Private equity pays record amount for deals in Q1 2021

A rush to acquire emboldened companies using cheap debt has increased purchase prices in a sellers’ market.

Private equity deal values hit an all-time high of $250.6 billion during the first quarter, spiking nearly 116 percent over the same period last year as competition for deals heats up.

Globally, the number of announced deals rose to 2,800, up 57 percent compared with Q1 2020, marking the strongest quarter for firms, by value and count, since 1980, according to data from Refinitiv.

Sources attribute the record pace of the asset class to pent-up demand following 2020’s temporary pause in activity, greater willingness to sell among target companies, an ever-expanding buyer pool and access to easy debt. These factors and others have created a perfect storm, leading investors, eager to put capital to use, to pay higher prices in a competitive market.

Fueling the jump in M&A values, large-scale sponsor deals announced in Q1 ranged from Partners Group’s $1.13 billion buyback of medical apparel company Careismatic Brands and Thoma Bravo’s $3.5 billion acquisition of fintech company Calypso Technology, according to Bloomberg. Calypso, for example, far exceeded expectations, as the auction was anticipated to produce a value of some $2.5 billion, PE Hub previously wrote.

With large sums of capital sitting on the sidelines, PE firms are writing bigger equity checks whether that’s large market activity or low- to mid-market dealmaking. Case in point: A healthcare IT company advised by lower mid-market investment bank Auctus Capital Partners received interest from buyers pre-pandemic at levels that didn’t match price expectations.

“Fast forward to 2021 and now you have a number of financial buyers [largely PE] meeting our price,” said Shawn Jackson, managing director at Auctus. The purchase multiples are up by two times the targets’ EBITDA, he said.

Jackson, who leads the advisory firm’s media and tech vertical, likened the situation to musical chairs.

“There are so many capital providers chasing a limited number of deals, everyone is not going to be able to find a chair,” he said.

It’s not only the urgency among PE investors to make up for lost time that contributed to the deal flow last quarter.

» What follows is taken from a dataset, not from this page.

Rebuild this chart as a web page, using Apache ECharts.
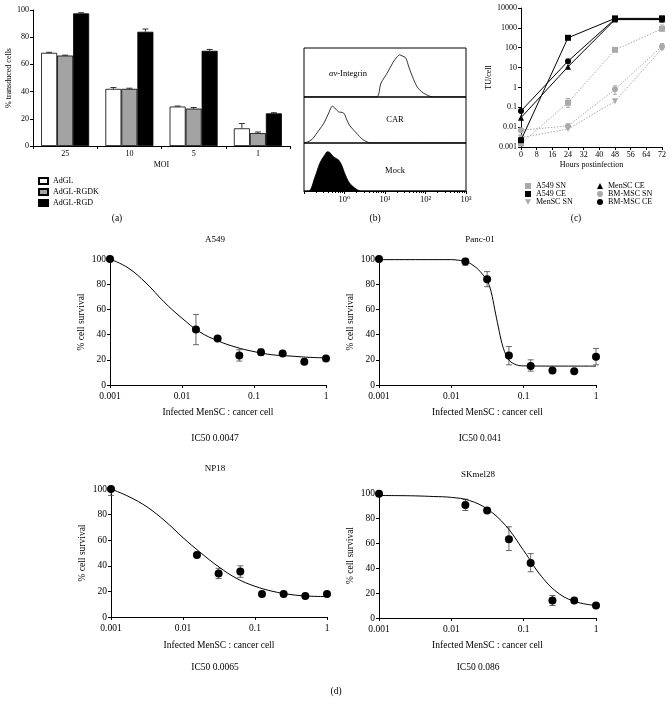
<!DOCTYPE html>
<html>
<head>
<meta charset="utf-8">
<script src="https://cdn.jsdelivr.net/npm/echarts@6/dist/echarts.min.js"></script>
<style>
	html, body { margin: 0; padding: 0; background: #fff; }
	#main { width: 672px; height: 709px; }
</style>
</head>
<body>
<div id="main"></div>
<script>
var FONT = '"Liberation Serif", "DejaVu Serif", serif';

// (a) transduction
var moiCats = ['25', '10', '5', '1'];
var adglVals = [68.5, 42, 29, 13];
var adglErr = [0.4, 1, 0.4, 3.5];
var rgdkVals = [66.5, 42, 27.5, 9.5];
var rgdkErr = [0.3, 0.5, 0.8, 0.8];
var rgdVals = [97.5, 84, 70, 24];
var rgdErr = [0.5, 2, 1, 0.5];

// (b) flow histograms: [log10 intensity, % of row height]
var integrinHist = [[-1, 0], [0.78, 0], [0.9, 28], [1.07, 51], [1.2, 71], [1.3, 82], [1.36, 86], [1.42, 84], [1.51, 80], [1.59, 61], [1.68, 41], [1.8, 20], [1.95, 8], [2.2, 0], [3, 0]];
var carHist = [[-1, 0], [-0.92, 2], [-0.8, 8], [-0.63, 28], [-0.51, 43], [-0.39, 65], [-0.3, 80], [-0.24, 76], [-0.15, 68], [-0.02, 65], [0.05, 52], [0.12, 39], [0.29, 22], [0.46, 7], [0.66, 0], [3, 0]];
var mockHist = [[-1, 0], [-0.88, 0], [-0.73, 29], [-0.61, 58], [-0.49, 75], [-0.42, 82], [-0.36, 80], [-0.27, 71], [-0.15, 65], [-0.07, 54], [0, 38], [0.12, 17], [0.29, 4], [0.41, 0], [3, 0]];

// (c) TU per cell
var hours = [0, 24, 48, 72];
var a549SN = [0.0015, 0.17, 78, 900];
var a549CE = [0.0022, 316, 3000, 3000];
var menscSN = [0.003, 0.008, 0.2, 90];
var menscCE = [0.03, 11, 2600, 2600];
var bmSN = [0.007, 0.0115, 0.8, 115];
var bmCE = [0.065, 21, 2800, 2700];
var tuErr = [[24, 0.1, 0.28], [48, 0.45, 1.2], [72, 80, 160], [72, 700, 1400], [72, 1900, 4000]];

// (d) survival
var ratios = [0.001, 1 / 64, 1 / 32, 1 / 16, 1 / 8, 1 / 4, 1 / 2, 1];
var a549Surv = [100, 44, 37, 23.5, 26, 25, 18.5, 21];
var pancSurv = [100, 98, 84, 23.5, 15, 11.5, 11, 22.5];
var np18Surv = [100, 48.5, 34, 35.5, 18, 18, 16.5, 18];
var skSurv = [99.5, 90.5, 86, 63, 44, 14, 14, 10];

var a549Err = [[1 / 64, 32, 56], [1 / 32, 35.5, 38.5], [1 / 16, 19, 28], [1 / 8, 23.5, 28.5]];
var pancErr = [[1 / 64, 95, 100.5], [1 / 32, 78, 90], [1 / 16, 16, 30.5], [1 / 8, 11, 20], [1, 16, 29]];
var np18Err = [[0.001, 95, 100], [1 / 64, 46.5, 50.5], [1 / 32, 30, 38], [1 / 16, 31, 40]];
var skErr = [[1 / 64, 86, 95], [1 / 16, 54, 73], [1 / 8, 37, 51.5], [1 / 4, 10, 18]];

// fitted curves, x as log10 ratio
var fitLog = [-3, -2.75, -2.5, -2.25, -2, -1.75, -1.5, -1.25, -1, -0.75, -0.5, -0.25, 0];
var a549Fit = [100, 93, 81, 66, 53, 42, 35, 30, 26.5, 24, 23, 22, 21.5];
var np18Fit = [100, 94, 86, 75, 62, 50, 39, 30, 24, 20, 17.5, 16.3, 16];
var skFit = [98, 97.9, 97.7, 97.2, 96.5, 94, 87, 74, 54, 33, 19, 12.5, 10];
var pancLog = [-3, -2, -1.9, -1.8, -1.7, -1.6, -1.5, -1.45, -1.4, -1.35, -1.3, -1.25, -1.2, -1.1, -1, -0.5, 0];
var pancFit = [99.5, 99.5, 99, 98, 95, 90, 82, 74, 60, 46, 33, 24.5, 19.5, 16, 15.2, 15, 15];

(function() {
	var myChart = echarts.init(document.getElementById('main'));

	function baseAxis(fs) {
		return {
			axisLine: { show: true, onZero: false, lineStyle: { color: '#000', width: 1 } },
			axisTick: { show: true, inside: false, length: 3, lineStyle: { color: '#000' } },
			axisLabel: { color: '#000', fontFamily: FONT, fontSize: fs, margin: 4 },
			splitLine: { show: false },
			nameTextStyle: { color: '#000', fontFamily: FONT, fontSize: fs }
		};
	}
	function ax(fs, extra) {
		return Object.assign(baseAxis(fs), extra);
	}
	function pairs(xs, ys) {
		return xs.map(function(x, i) { return [x, ys[i]]; });
	}
	function logPairs(xs, ys) {
		return xs.map(function(x, i) { return [Math.pow(10, x), ys[i]]; });
	}
	function numLabel(v) {
		return String(+(+v).toPrecision(4));
	}

	var barW = 16;
	function barErr(k, vals, errs) {
		return {
			type: 'custom', xAxisIndex: 0, yAxisIndex: 0, silent: true, z: 5,
			data: vals.map(function(v, i) { return [i, v, v + errs[i]]; }),
			encode: { x: 0, y: [1, 2] },
			renderItem: function(params, api) {
				var p1 = api.coord([api.value(0), api.value(1)]);
				var p2 = api.coord([api.value(0), api.value(2)]);
				var x = p1[0] + (k - 1) * barW;
				var st = { stroke: '#000', lineWidth: 0.8 };
				return { type: 'group', children: [
					{ type: 'line', shape: { x1: x, y1: p1[1], x2: x, y2: p2[1] }, style: st },
					{ type: 'line', shape: { x1: x - 3, y1: p2[1], x2: x + 3, y2: p2[1] }, style: st }
				] };
			}
		};
	}
	function errBars(idx, data, color, cap) {
		return {
			type: 'custom', xAxisIndex: idx, yAxisIndex: idx, silent: true, z: 3,
			data: data,
			encode: { x: 0, y: [1, 2] },
			renderItem: function(params, api) {
				var x = api.value(0);
				var lo = api.coord([x, api.value(1)]);
				var hi = api.coord([x, api.value(2)]);
				var st = { stroke: color, lineWidth: 0.8 };
				return { type: 'group', children: [
					{ type: 'line', shape: { x1: lo[0], y1: lo[1], x2: hi[0], y2: hi[1] }, style: st },
					{ type: 'line', shape: { x1: lo[0] - cap, y1: lo[1], x2: lo[0] + cap, y2: lo[1] }, style: st },
					{ type: 'line', shape: { x1: hi[0] - cap, y1: hi[1], x2: hi[0] + cap, y2: hi[1] }, style: st }
				] };
			}
		};
	}

	var grids = [
		{ left: 33, top: 10, width: 257, height: 136 },
		{ left: 304, top: 48, width: 162, height: 49, show: true, borderColor: '#000', borderWidth: 1 },
		{ left: 304, top: 97, width: 162, height: 46, show: true, borderColor: '#000', borderWidth: 1 },
		{ left: 304, top: 143, width: 162, height: 48, show: true, borderColor: '#000', borderWidth: 1 },
		{ left: 521, top: 8, width: 141, height: 139 },
		{ left: 110, top: 259, width: 216, height: 126 },
		{ left: 379, top: 259, width: 217, height: 126 },
		{ left: 111, top: 489, width: 216, height: 128 },
		{ left: 379, top: 493, width: 217, height: 125 }
	];

	var flowX = function(i, showLabels) {
		return ax(8.5, {
			type: 'log', logBase: 10, gridIndex: i, min: 0.1, max: 1000,
			show: showLabels,
			axisTick: { show: true, length: 3, lineStyle: { color: '#000' } },
			minorTick: { show: true, splitNumber: 9, length: 2, lineStyle: { color: '#000' } },
			axisLabel: {
				color: '#000', fontFamily: FONT, fontSize: 8.5, margin: 4,
				formatter: function(v) {
					var e = Math.round(Math.log(v) / Math.LN10);
					var sup = ['\u2070', '\u00b9', '\u00b2', '\u00b3'];
					return e < 0 ? '' : '10' + sup[e];
				}
			}
		});
	};
	var survX = function(i, gap) {
		return ax(9.5, {
			type: 'log', logBase: 10, gridIndex: i, min: 0.001, max: 1,
			name: 'Infected MenSC : cancer cell', nameLocation: 'middle', nameGap: gap,
			axisLabel: { color: '#000', fontFamily: FONT, fontSize: 9.5, margin: 6, formatter: numLabel }
		});
	};
	var survY = function(i) {
		return ax(9.5, {
			type: 'value', gridIndex: i, min: 0, max: 100, interval: 20,
			name: '% cell survival', nameLocation: 'middle', nameGap: 24
		});
	};

	var xAxes = [
		ax(8, { type: 'category', gridIndex: 0, data: moiCats, name: 'MOI', nameLocation: 'middle', nameGap: 15 }),
		flowX(1, false), flowX(2, false), flowX(3, true),
		ax(8, { type: 'value', gridIndex: 4, min: 0, max: 72, interval: 8, name: 'Hours postinfection', nameLocation: 'middle', nameGap: 14 }),
		survX(5, 22), survX(6, 22), survX(7, 23), survX(8, 22)
	];
	var yAxes = [
		ax(8, { type: 'value', gridIndex: 0, min: 0, max: 100, interval: 20, name: '% transduced cells', nameLocation: 'middle', nameGap: 16 }),
		{ type: 'value', gridIndex: 1, min: 0, max: 100, show: false },
		{ type: 'value', gridIndex: 2, min: 0, max: 100, show: false },
		{ type: 'value', gridIndex: 3, min: 0, max: 100, show: false },
		ax(8, { type: 'log', logBase: 10, gridIndex: 4, min: 0.001, max: 10000, name: 'TU/cell', nameLocation: 'middle', nameGap: 28,
			axisLabel: { color: '#000', fontFamily: FONT, fontSize: 8, margin: 4, formatter: numLabel } }),
		survY(5), survY(6), survY(7), survY(8)
	];

	var barStyle = function(c) {
		return { color: c, borderColor: '#000', borderWidth: 0.8 };
	};

	var snLine = { color: '#aaa', width: 1, type: [1.5, 1.5] };
	var ceLine = { color: '#000', width: 1 };
	var tuSeries = function(name, vals, sym, color, line, rot) {
		return {
			name: name, type: 'line', xAxisIndex: 4, yAxisIndex: 4,
			data: pairs(hours, vals), symbol: sym, symbolSize: 6, symbolRotate: rot || 0,
			itemStyle: { color: color, opacity: 1 }, lineStyle: line, z: color === '#000' ? 4 : 3
		};
	};

	var survSeries = function(i, vals, fitX, fitY, errs) {
		return [{
			type: 'line', xAxisIndex: i, yAxisIndex: i, data: logPairs(fitX, fitY),
			showSymbol: false, smooth: 0.4, lineStyle: { color: '#000', width: 1 }, silent: true
		}, {
			type: 'scatter', xAxisIndex: i, yAxisIndex: i, data: pairs(ratios, vals),
			symbol: 'circle', symbolSize: 8, itemStyle: { color: '#000', opacity: 1 }, z: 4
		}, errBars(i, errs, '#444', 3)];
	};

	var flowSeries = function(i, hist, filled) {
		var s = {
			type: 'line', xAxisIndex: i, yAxisIndex: i, data: logPairs(hist.map(function(p) { return p[0]; }), hist.map(function(p) { return p[1]; })),
			showSymbol: false, smooth: 0.3, lineStyle: { color: '#000', width: 0.8 }, silent: true
		};
		if (filled) s.areaStyle = { color: '#000', opacity: 1 };
		return s;
	};

	var series = [
		{ name: 'AdGL', type: 'bar', xAxisIndex: 0, yAxisIndex: 0, data: adglVals, barWidth: barW, barGap: '0%', itemStyle: barStyle('#fff') },
		{ name: 'AdGL-RGDK', type: 'bar', xAxisIndex: 0, yAxisIndex: 0, data: rgdkVals, barWidth: barW, barGap: '0%', itemStyle: barStyle('#a3a3a3') },
		{ name: 'AdGL-RGD', type: 'bar', xAxisIndex: 0, yAxisIndex: 0, data: rgdVals, barWidth: barW, barGap: '0%', itemStyle: barStyle('#000') },
		barErr(0, adglVals, adglErr), barErr(1, rgdkVals, rgdkErr), barErr(2, rgdVals, rgdErr),
		flowSeries(1, integrinHist, false), flowSeries(2, carHist, false), flowSeries(3, mockHist, true),
		tuSeries('A549 SN', a549SN, 'rect', '#aaa', snLine),
		tuSeries('A549 CE', a549CE, 'rect', '#000', ceLine),
		tuSeries('MenSC SN', menscSN, 'triangle', '#aaa', snLine, 180),
		tuSeries('MenSC CE', menscCE, 'triangle', '#000', ceLine),
		tuSeries('BM-MSC SN', bmSN, 'circle', '#aaa', snLine),
		tuSeries('BM-MSC CE', bmCE, 'circle', '#000', ceLine),
		errBars(4, tuErr, '#999', 2)
	];
	series = series.concat(
		survSeries(5, a549Surv, fitLog, a549Fit, a549Err),
		survSeries(6, pancSurv, pancLog, pancFit, pancErr),
		survSeries(7, np18Surv, fitLog, np18Fit, np18Err),
		survSeries(8, skSurv, fitLog, skFit, skErr)
	);

	var txt = function(s, x, y, size, rich) {
		return {
			type: 'text', x: x, y: y, silent: true,
			style: { text: s, fill: '#000', font: size + 'px ' + FONT, align: 'center', verticalAlign: 'middle', rich: rich }
		};
	};
	var legText = { color: '#000', fontFamily: FONT, fontSize: 8 };

	var option = {
		backgroundColor: '#fff',
		animation: false,
		grid: grids,
		xAxis: xAxes,
		yAxis: yAxes,
		legend: [{
			left: 33, top: 172, orient: 'vertical', itemWidth: 9, itemHeight: 6, itemGap: 3,
			data: [{ name: 'AdGL', icon: 'rect' }, { name: 'AdGL-RGDK', icon: 'rect' }, { name: 'AdGL-RGD', icon: 'rect' }],
			textStyle: legText
		}, {
			left: 520, top: 177, orient: 'vertical', itemWidth: 6, itemHeight: 6, itemGap: 0,
			data: [{ name: 'A549 SN', icon: 'rect' }, { name: 'A549 CE', icon: 'rect' }, { name: 'MenSC SN', icon: 'path://M0,0L10,0L5,9Z' }],
			textStyle: legText
		}, {
			left: 592, top: 177, orient: 'vertical', itemWidth: 6, itemHeight: 6, itemGap: 0,
			data: [{ name: 'MenSC CE', icon: 'triangle' }, { name: 'BM-MSC SN', icon: 'circle' }, { name: 'BM-MSC CE', icon: 'circle' }],
			textStyle: legText
		}],
		graphic: [
			txt('(a)', 117, 218, 9.5), txt('(b)', 375, 218, 9.5), txt('(c)', 576, 218, 9.5), txt('(d)', 336, 691, 9.5),
			txt('{i|\u03b1v}-Integrin', 348, 74, 8.5, { i: { fontStyle: 'italic', fontFamily: FONT, fontSize: 8.5 } }),
			txt('CAR', 395, 120, 8.5), txt('Mock', 395, 171, 8.5),
			txt('A549', 215, 240, 9), txt('Panc-01', 480, 240, 9), txt('NP18', 215, 469, 9), txt('SKmel28', 478, 475, 9),
			txt('IC50 0.0047', 215, 438, 9.5), txt('IC50 0.041', 480, 438, 9.5),
			txt('IC50 0.0065', 215, 667, 9.5), txt('IC50 0.086', 478, 667, 9.5)
		],
		series: series
	};
	myChart.setOption(option);
	window.addEventListener("resize", function() {
		myChart.resize();
	});
})();
</script>
</body>
</html>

Some companies are also more willing than ever to sell.

“We’ve had several multi-generational family-owned brands who have told us over the years, ‘Thanks for staying in touch, but we will never sell our company or bring [in] outside capital,’” said David Howitt, CEO of financial advisory firm Meriwether Group. “They are now calling us to find the right partner at the right valuation.”

For Howitt, the acceleration in deal activity is surprising, but it simply corroborates what he has already been seeing in the market: Business owners want to share the risk ahead.

“Cost of labor, rent and goods are increasing while clients are unable to raise cost of service,” Howitt said, pointing to troubling inflationary waves ahead.

Other companies – especially those in the tech arena – are encouraged by the strong valuations they see in the stock market.

Jackson, for example, reached out to a technology company about five months ago that wasn’t interested in going through a sale process. But valuations of publicly-traded tech companies ultimately got the seller interested. “They called me three weeks ago,” Jackson said.

In recent times, public market competition has been driven by special purpose acquisition companies, which according to SPAC Research have raised over $97.4 billion year-to-date – topping all of 2020.

InTandem Capital Partners’ Cano Health, which originally planned to pursue a classic PE buyout in the $1 billion to $2 billion range, as reported by PE Hub, was snapped up by Barry Sternlicht’s Jaws Acquisition Corp. last year at a $4.4 billion enterprise value.

The 110 SPAC business combinations during first quarter of 2021, totaling US$232.1 billion, made up 17 percent of the $1.3 trillion M&A activity marked globally, according to Refinitiv.

While SPACs continue to pay big bucks, Brenda Rainey, managing director at Bain & Co., considers them as additional players in the deal market as opposed to competition to PE. “SPACs won’t displace PE deals; they are not always competing for the same players [targets],” she said.

To the extent investors can prepare for a possible market correction – be it inflation or tax changes that drives it – PE will prove to be resilient, Rainey said.